◆ What needs to be done:
Extract each line holding the word "this" from the entries.

◆ Exercise data:
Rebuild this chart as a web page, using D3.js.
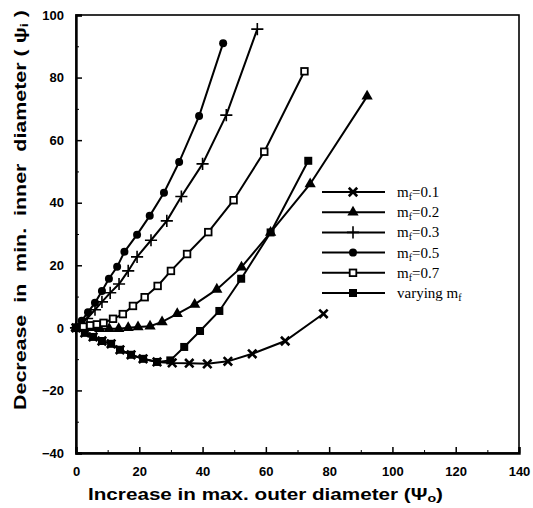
* * *
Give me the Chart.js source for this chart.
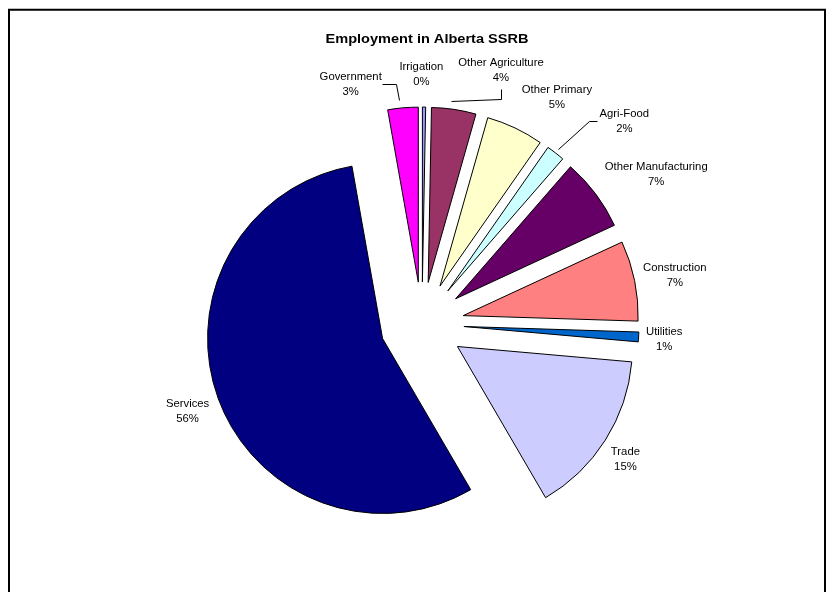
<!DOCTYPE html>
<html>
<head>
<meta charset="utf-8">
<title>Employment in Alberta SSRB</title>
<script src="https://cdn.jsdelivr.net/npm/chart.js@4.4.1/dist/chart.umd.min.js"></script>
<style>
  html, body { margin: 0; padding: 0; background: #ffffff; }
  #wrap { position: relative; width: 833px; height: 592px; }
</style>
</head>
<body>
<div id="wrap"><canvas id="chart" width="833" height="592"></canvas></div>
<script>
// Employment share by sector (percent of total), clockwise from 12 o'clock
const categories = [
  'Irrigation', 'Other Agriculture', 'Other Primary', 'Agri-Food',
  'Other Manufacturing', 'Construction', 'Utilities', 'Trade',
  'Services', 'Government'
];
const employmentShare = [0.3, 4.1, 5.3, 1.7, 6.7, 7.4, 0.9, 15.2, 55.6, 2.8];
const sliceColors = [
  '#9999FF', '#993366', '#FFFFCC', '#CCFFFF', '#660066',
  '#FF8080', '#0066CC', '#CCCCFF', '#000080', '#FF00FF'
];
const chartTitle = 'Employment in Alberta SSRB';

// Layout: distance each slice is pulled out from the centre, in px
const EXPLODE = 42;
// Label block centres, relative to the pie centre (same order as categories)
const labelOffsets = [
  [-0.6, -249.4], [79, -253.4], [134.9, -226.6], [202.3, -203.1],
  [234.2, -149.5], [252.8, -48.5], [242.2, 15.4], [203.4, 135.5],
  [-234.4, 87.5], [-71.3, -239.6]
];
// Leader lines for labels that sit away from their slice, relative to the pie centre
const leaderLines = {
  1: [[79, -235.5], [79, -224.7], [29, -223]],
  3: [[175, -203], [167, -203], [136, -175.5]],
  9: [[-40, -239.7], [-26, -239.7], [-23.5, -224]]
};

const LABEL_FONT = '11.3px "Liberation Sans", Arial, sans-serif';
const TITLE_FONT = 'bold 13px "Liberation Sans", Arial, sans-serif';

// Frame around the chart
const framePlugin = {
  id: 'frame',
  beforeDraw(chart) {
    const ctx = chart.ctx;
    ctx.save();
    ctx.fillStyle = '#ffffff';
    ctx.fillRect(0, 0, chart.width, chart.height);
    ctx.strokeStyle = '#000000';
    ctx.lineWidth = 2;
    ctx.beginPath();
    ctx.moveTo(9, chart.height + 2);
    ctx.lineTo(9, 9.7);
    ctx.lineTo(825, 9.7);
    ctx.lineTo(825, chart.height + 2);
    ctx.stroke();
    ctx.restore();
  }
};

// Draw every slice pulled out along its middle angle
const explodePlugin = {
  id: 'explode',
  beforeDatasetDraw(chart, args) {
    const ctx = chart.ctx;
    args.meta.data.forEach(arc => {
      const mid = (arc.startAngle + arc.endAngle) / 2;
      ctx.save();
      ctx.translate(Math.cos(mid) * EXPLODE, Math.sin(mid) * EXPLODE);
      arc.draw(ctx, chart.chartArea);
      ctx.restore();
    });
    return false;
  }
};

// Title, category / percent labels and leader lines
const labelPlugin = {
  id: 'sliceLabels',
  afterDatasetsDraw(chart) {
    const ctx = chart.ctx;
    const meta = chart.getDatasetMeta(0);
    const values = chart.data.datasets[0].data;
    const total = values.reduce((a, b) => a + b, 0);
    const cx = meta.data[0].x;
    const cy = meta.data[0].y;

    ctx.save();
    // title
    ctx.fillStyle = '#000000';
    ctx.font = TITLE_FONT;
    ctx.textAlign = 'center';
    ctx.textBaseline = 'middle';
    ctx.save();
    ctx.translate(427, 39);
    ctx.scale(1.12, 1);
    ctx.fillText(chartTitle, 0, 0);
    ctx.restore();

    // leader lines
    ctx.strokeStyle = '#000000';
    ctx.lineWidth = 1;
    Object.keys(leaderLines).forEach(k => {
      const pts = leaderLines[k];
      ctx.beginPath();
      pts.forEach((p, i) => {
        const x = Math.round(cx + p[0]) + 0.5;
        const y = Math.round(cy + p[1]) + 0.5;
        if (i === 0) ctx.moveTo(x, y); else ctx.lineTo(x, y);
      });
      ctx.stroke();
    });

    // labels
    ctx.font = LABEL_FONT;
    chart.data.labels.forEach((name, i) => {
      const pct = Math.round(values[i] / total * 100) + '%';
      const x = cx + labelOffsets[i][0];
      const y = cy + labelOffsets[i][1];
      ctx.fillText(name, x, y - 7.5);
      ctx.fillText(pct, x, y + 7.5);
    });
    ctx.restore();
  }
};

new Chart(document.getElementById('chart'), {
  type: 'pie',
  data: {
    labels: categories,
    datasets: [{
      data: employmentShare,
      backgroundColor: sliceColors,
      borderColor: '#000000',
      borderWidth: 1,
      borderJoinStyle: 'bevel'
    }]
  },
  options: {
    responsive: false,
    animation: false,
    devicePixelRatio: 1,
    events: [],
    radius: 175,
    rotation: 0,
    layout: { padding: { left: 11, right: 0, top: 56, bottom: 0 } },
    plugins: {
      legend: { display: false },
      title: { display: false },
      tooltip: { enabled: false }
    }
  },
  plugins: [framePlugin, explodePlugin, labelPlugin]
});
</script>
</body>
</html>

◆ Written answer:
Rebuild this chart as a web page, using D3.js.
Give me the Chart.js source for this chart.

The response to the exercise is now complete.